Secara bertahap gambaran dimulai dengan kristalisasi proses yang lazim disebut paranoid illumination. Kemudian hal tersebut berkembang sedemikian rupa sehingga penyebab-penyebabnya semakin kabur. Penderita mulai melindungi dirinya dan memiliki asumsi bahwa ada sesuatu yang salah dengan dirinya (ditahap awal). Selanjutkan kegagalan tersebut ia timpakan kepada orang lain.

Kemudian terjadi proses apa yang disebut dengan pseudo community dimana penderita mulai mengkategorisasikan orang-orang disekitarnya (faktual atau bayangan) yang menentang atau tudak menyukai dirinya.

Kejadian-kejadian menjadi perhatian penderita. Ia selalui menyikapi hal-hal disekitarnya dengan sikap curiga. Pseudo community ini bisa disebabkan karena stress yang kuat, misalnya akibat kegagalan ditempat kerja. Ia akan menimpakan kesalahan tersebut kepada orang lain dan mulai mengidentifikasikan orang-orang yang dianggap menghambatnya atau menentang dirinya.

UPAYA PENANGANAN

Pada tahap awal paranoia, penanganan secara kelompok maupun individual masih efektif, terutama apabila penderita memiliki kesadaran untuk mencari bantuan profesional.

Tehnik terapi tingkah laku menunjukkan hal-hal menjanjikan seperti, ide paranoid muncul karena berbagai kombinasi hal-hal yang tidak menyenangkan, berbagai faktor perubah dalam situasi kehidupan seseorang semakin memperkuat perilaku maladaptifnya dan berkembang menjadi cara yang ampuh untuk mengatasi permasalahannya.

Sekali sistem delusi menetap, penanganan akan menjadi sangat sukar. Biasanya sulit berkomunikasi dengan paranoiac untuk mengatasi masalahnya dengan cara-cara yang rasional. Dalam situasi seperti ini penderita enggan berkonsultasi, tetapi mereka berusaha mencari pembenaran dan pengertian dari orang lain terhadap kesalahan yang mereka lakukan.

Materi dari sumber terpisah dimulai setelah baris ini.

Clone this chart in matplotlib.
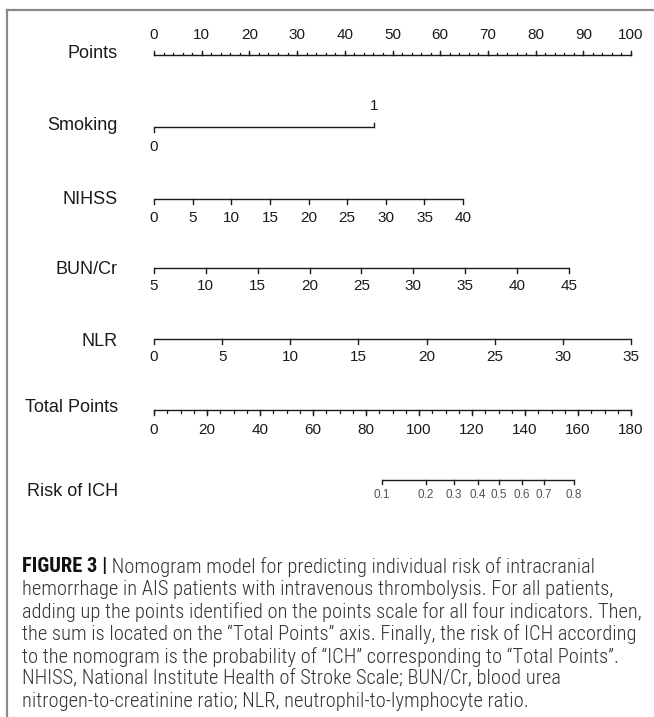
import matplotlib
matplotlib.use("Agg")
import matplotlib.pyplot as plt
from matplotlib import font_manager
from matplotlib.lines import Line2D

# nomogram scales (values -> points on the 0-100 "Points" axis)
points_ticks = [0, 10, 20, 30, 40, 50, 60, 70, 80, 90, 100]
smoking_vals = [0, 1]
smoking_pts = [0, 46.1]
nihss_ticks = [0, 5, 10, 15, 20, 25, 30, 35, 40]
nihss_max_pts = 64.8
bun_ticks = [5, 10, 15, 20, 25, 30, 35, 40, 45]
bun_max_pts = 87.0
nlr_ticks = [0, 5, 10, 15, 20, 25, 30, 35]
nlr_max_pts = 100.0
total_ticks = [0, 20, 40, 60, 80, 100, 120, 140, 160, 180]
risk_ticks = [0.1, 0.2, 0.3, 0.4, 0.5, 0.6, 0.7, 0.8]
risk_total = [86.0, 102.6, 113.2, 122.3, 130.2, 138.9, 147.2, 158.5]

caption_lines = [
    "Nomogram model for predicting individual risk of intracranial",
    "hemorrhage in AIS patients with intravenous thrombolysis. For all patients,",
    "adding up the points identified on the points scale for all four indicators. Then,",
    "the sum is located on the \u201cTotal Points\u201d axis. Finally, the risk of ICH according",
    "to the nomogram is the probability of \u201cICH\u201d corresponding to \u201cTotal Points\u201d.",
    "NHISS, National Institute Health of Stroke Scale; BUN/Cr, blood urea",
    "nitrogen-to-creatinine ratio; NLR, neutrophil-to-lymphocyte ratio.",
]

W, H = 654, 717
fig = plt.figure(figsize=(W / 100, H / 100), dpi=100)
ax = fig.add_axes([0, 0, 1, 1])
# x in "points" units: 0 -> px 154, 100 -> px 631 ; y in pixel rows
px0, pxw = 154, 477 / 100
ax.set_xlim(-px0 / pxw, (W - px0) / pxw)
ax.set_ylim(H, 0)
ax.axis("off")

label_font = "Liberation Sans"
ink = "#1a1a1a"


def draw_scale(y, pos, labels, tick_dir=1, label_dy=19, minor=None,
               size=11, color=ink, tick_len=4.5, minor_len=2.5, label_pos=None):
    ax.plot([min(pos), max(pos)], [y, y], color=ink, lw=1.0, solid_capstyle="butt")
    dirs = tick_dir if isinstance(tick_dir, list) else [tick_dir] * len(pos)
    for p, d in zip(pos, dirs):
        ax.plot([p, p], [y, y + d * tick_len], color=ink, lw=1.0)
    if minor is not None:
        for p in minor:
            ax.plot([p, p], [y, y + tick_dir * minor_len], color=ink, lw=0.9)
    lp = label_pos if label_pos is not None else [label_dy] * len(pos)
    for p, lab, dy in zip(pos, labels, lp):
        ax.text(p, y + dy, lab, ha="center", va="center", fontsize=size,
                color=color, family=label_font)


def var_label(y, text):
    ax.text(-7.6, y, text, ha="right", va="center", fontsize=13, color=ink,
            family=label_font)


# Points
var_label(54, "Points")
draw_scale(55, points_ticks, [str(v) for v in points_ticks], tick_dir=-1,
           label_dy=-20, minor=[v for v in range(0, 101, 2)])

# Smoking
var_label(125, "Smoking")
draw_scale(127, smoking_pts, [str(v) for v in smoking_vals], tick_dir=[1, -1],
           label_pos=[20, -21])

# NIHSS
var_label(199, "NIHSS")
draw_scale(199, [v / 40 * nihss_max_pts for v in nihss_ticks],
           [str(v) for v in nihss_ticks], label_dy=19)

# BUN/Cr
var_label(269, "BUN/Cr")
draw_scale(268, [(v - 5) / 40 * bun_max_pts for v in bun_ticks],
           [str(v) for v in bun_ticks], label_dy=18)

# NLR
var_label(342, "NLR")
draw_scale(339, [v / 35 * nlr_max_pts for v in nlr_ticks],
           [str(v) for v in nlr_ticks], label_dy=18)

# Total Points
var_label(408, "Total Points")
draw_scale(410, [v / 180 * 100 for v in total_ticks],
           [str(v) for v in total_ticks], label_dy=20,
           minor=[v / 180 * 100 for v in range(0, 181, 5)])

# Risk of ICH
var_label(491, "Risk of ICH")
draw_scale(480, [v / 180 * 100 for v in risk_total],
           [f"{v:.1f}" for v in risk_ticks], label_dy=15, size=8.5,
           color="#555555", tick_len=3.5)

# frame (top and left rules)
fig.add_artist(Line2D([7 / W, 7 / W], [0, 1 - 10 / H], transform=fig.transFigure,
                      color="#8a8a8a", lw=1.6))
fig.add_artist(Line2D([7 / W, 1], [1 - 10 / H, 1 - 10 / H], transform=fig.transFigure,
                      color="#8a8a8a", lw=1.6))

# caption: prefer a condensed face, like the journal's
fonts = font_manager.fontManager.ttflist
names = {f.name for f in fonts}
cap_font, cap_stretch = "Liberation Sans", "normal"
if "Liberation Sans Narrow" in names:
    cap_font = "Liberation Sans Narrow"
elif "Roboto Condensed" in names:
    cap_font = "Roboto Condensed"
elif any(f.name == "DejaVu Sans" and "condensed" in str(f.stretch) for f in fonts):
    cap_font, cap_stretch = "DejaVu Sans", "condensed"

renderer = fig.canvas.get_renderer()
probe = fig.text(0, 0, caption_lines[2], fontsize=10, family=cap_font,
                 stretch=cap_stretch, weight="light")
probe_w = probe.get_window_extent(renderer).width
probe.remove()
cap_size = 10 * 618 / probe_w

cap_x = 22 / W
cap_y0, cap_step = 567, 22.4
for i, line in enumerate(caption_lines):
    yy = 1 - (cap_y0 + i * cap_step) / H
    if i == 0:
        t = fig.text(cap_x, yy, "FIGURE 3 |", fontsize=cap_size, family=cap_font,
                     stretch=cap_stretch, weight="bold", color="#111111", va="center")
        ax.annotate(" " + line, xy=(1, 0.5), xycoords=t, va="center", ha="left",
                    fontsize=cap_size, family=cap_font, stretch=cap_stretch,
                    weight="light", color="#333333", annotation_clip=False)
    else:
        fig.text(cap_x, yy, line, fontsize=cap_size, family=cap_font,
                 stretch=cap_stretch, weight="light", color="#333333", va="center")

fig.savefig("out.png", dpi=100)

Hal yang tidak menguntungkan adalah kurang begitu bermanfaatnya merumahsakitkan paranoiac. Kepada paranoiac biasanya lebih efektif memberikan hukuman daripada penanganan. Mereka cenderung menunjukkan kesuperiorannya kepada pasien lain apabila di rumah sakit dan mengeluh apabila keluarga dan petugas kesehatan menempatkan mereka di rumah sakit tanpa alasan yang valid, sehingga mereka menolak bekerjasama dan berpartisipasi dalam kegiatan treatment. Dengan demikian kegagalannya untuk mengendalikan tindakan dan pikirannya dan sulitnya bekerjasama membuat mereka tinggal dalam waktu lama di rumah sakit. Hal ini membuat mereka susah untuk recovery. Meskipun demikian secara tradisional prognosa tentang paranoia kurang begitu bermanfaat.

Pada saat awal mengidentifikasikan psikosis dengan schizophrenia dan paranoia, telah disepakati bahwa manifestasi klinis dari kasus ini harus dibedakan dengan gangguan neurosis atau psikosomatik. Ciri schizophrenia jelas adanya kegagalan pemahaman/kontak dengan realitas dan terjadi disorganisasi kepribadian seperti gangguan dalam fungsi berpikir, afek/perasaan maupun masalah perilaku.

Identifikasi sebagian besar jenis schizophrenia seperti acute, paranoid, katatonik, hebephrenic dan simple memperlihatkan perbedaan klinis untuk setiap jenis. Berbagai faktor penyebab masih sulit dipahami mengapa hal tersebut dapat berkembang. Meskipun demikian para ahli melihat adanya peran faktor genetik yang signifikan yang menyebabkan schizophrenia. Mungkin karena neuropshysiological atau perubahan biochemical yang mengganggu otak berfungsi normal, termasuk disini adalah kegagalan dalam menyeleksi mekanismenya. Penyebab yang tepat dari perubahan tersebut harus dapat dipastikan untuk menentukan apakah karena faktor genetik atau karena gangguan mental. Namun, harus pula diperhatikan penyebab psikologis lainnya yang signifikan. Disamping itu faktor psikososial memegang peranan penting pula.Penanganan inovatif perlu dipertimbangkan seperti chemotherapy, terapi psikososial, program paska perawatan akan membuat kondisi penderita lebih baik.

Gangguan paranoid biasanya tidak mengalami disorganisasi kepribadian yang parah dibandingkan dengan jenis psikosis lainnya, namun mereka sangat resisten/menolak berbagai tindakan terapi yang diberikan.